Python twisted web server caching and executing outdated code

Python twisted web server caching and executing outdated code - python

Background: Working on a web application that allows users to upload python scripts to a server (Twisted web server). The UI provides full CRUD functionality on these python scripts. After uploading a script the user can then select the script and run it on the server and get results back on the UI. Everything works fine...
Problem: ...except when the user edits the python code inline (via the UI) or updates a script by uploading a new script overwriting one which already exists. It seems that twisted caches the code (both old and new) and runs new code sometimes and sometimes runs the old code.
Example: I upload a script hello.py on the server which has a function called run() which does: print 'hello world'. Someone else comes along and uploads another script named hello.py which does: print 'goodbye world'. Then, I go back and execute the run() function on the script 10 times. Half of the times it will say 'hello world' and half of the times it will say 'goodbye world'.
Tried so far: Several different ways to reload the script into memory before executing it, including:
python's builtin reload():
module = __import__('hello')
reload(module)
module.run()
imp module reload():
import imp
module = __import__('hello')
imp.reload(module)
module.run()
twisted.python.rebuild()
from twisted.python.rebuild import rebuild
module = __import__('hello')
rebuild(module)
module.run()
figured that perhaps if we force python to not write bytecode, that would solve the issue: sys.dont_write_bytecode = True
restart twisted server
a number of other things which I can't remember
And the only way to make sure that the most up to date python code executes is to restart twisted server manually.
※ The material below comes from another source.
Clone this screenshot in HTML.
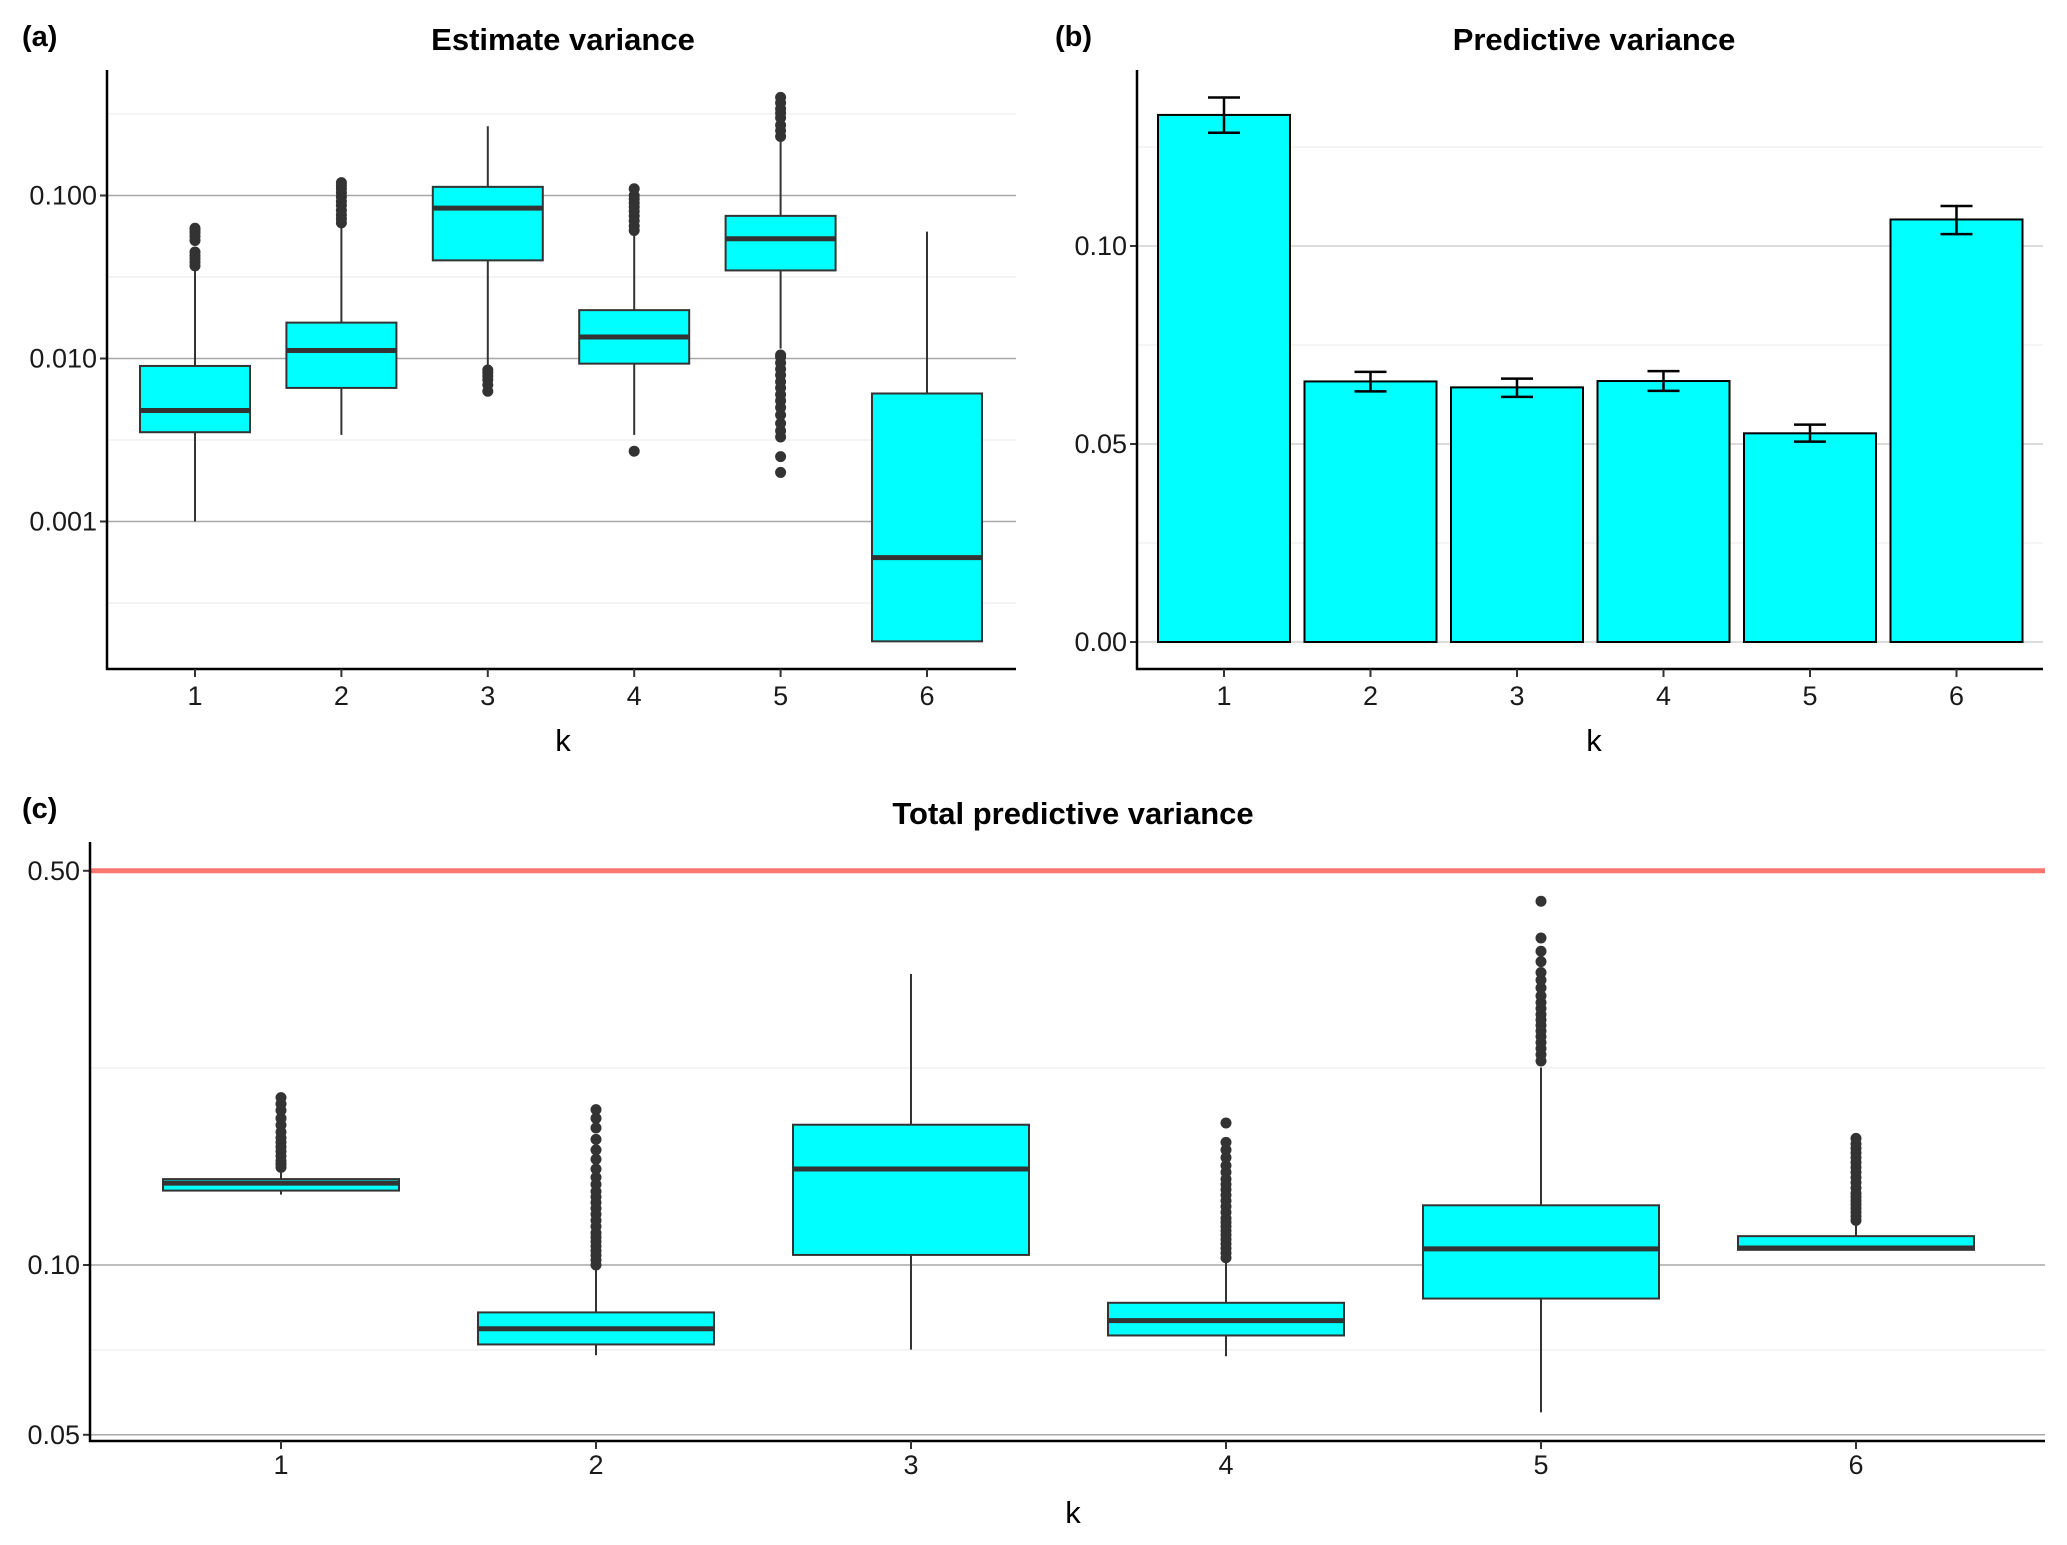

I have been researching for quite some time and have not found any better way of doing it, which works 100% of the time. This leads me to believe that bouncing twisted is the only way.
Question: Is there a better way to accomplish this (i.e. always execute the most recent code) without having to bounce twisted? Perhaps by preventing twisted from caching scripts into memory, or by clearing twisted cache before importing/reloading modules.
I'm fairly new to twisted web server, so it's possible that I may have overlooked obvious way to resolve this issue, or may have a completely wrong way of approaching this. Some insight into solving this issue would be greatly appreciated.
Thanks
T

Twisted doesn't cache Python code in memory. Python's module system works by evaluating source files once and then placing a module object into sys.modules. Future imports of the module do not re-evaluate the source files - they just pull the module object from sys.modules.
What parts of Twisted will do is keep references to objects that it is using. This is just how you write Python programs. If you don't have references to objects, you can't use them. The Twisted Web server can't call the run function unless it has a reference to the module that defines that function.
The trouble with reload is that it re-evaluates the source file defining the module but it can't track down and replace all of the references to the old version of the objects that module defined - for example, your run function. The imp.reload function is essentially the same.
twisted.python.rebuild tries to address this problem but using it correctly takes some care (and more likely than not there are edge cases that it still doesn't handle properly).
Whether any of these code reloading tools will work in your application or not is extremely sensitive to the minute, seemingly irrelevant details of how your application is written.
For example,
import somemodule
reload(somemodule)
somemodule.foo()
can be expected to run the newest version of somemodule.foo. But...
from somemodule import foo
import somemodule
reload(somemodule)
foo()
Can be expected not to run the newest version of somemodule.foo. There are even more subtle rules for using twisted.python.rebuild successfully.
Since your question doesn't include any of the actual code from your application, there's no way to know which of these cases you've run into (resulting in the inability to reliably update your objects to reflect the latest version of their source code).
There aren't any great solutions here. The solution that works the most reliably is to restart the process. This certainly clears out any old code/objects and lets things run with the newest version (though not 100% of the time - for example, timestamp problems on .py and .pyc files can result in an older .pyc file being used instead of a new .py file - but this is pretty rare).
Another approach is to use execfile (or exec) instead of import. This bypasses the entire module system (and therefore its layer of "caching"). It puts the entire burden of managing the lifetime of the objects defined by the source you're loading onto you. It's more work but it also means there are few surprises coming from other levels of the runtime.
And of course it is possible to do this with reload or twisted.python.rebuild if you're willing to go through all of your code for interacting with user modules and carefully audit it for left-over references to old objects. Oh, and any library code you're using that might have been able to get a reference to those objects, too.

Related

How far can python go?

I've started python a few months ago, for school projects and I was pretty surprised at the file edition power it had without asking for any permissions. My question is, how far can python go? Can it delete System files? Can it delete normal files? I also saw a video that I didn't click that said python malware was really easy to make... So I am just really curious to how far it goes, mostly because my IDE didn't even need admin permissions to be installed...
P-S: not sure if this is appropriate to stack overflow, kinda new here :)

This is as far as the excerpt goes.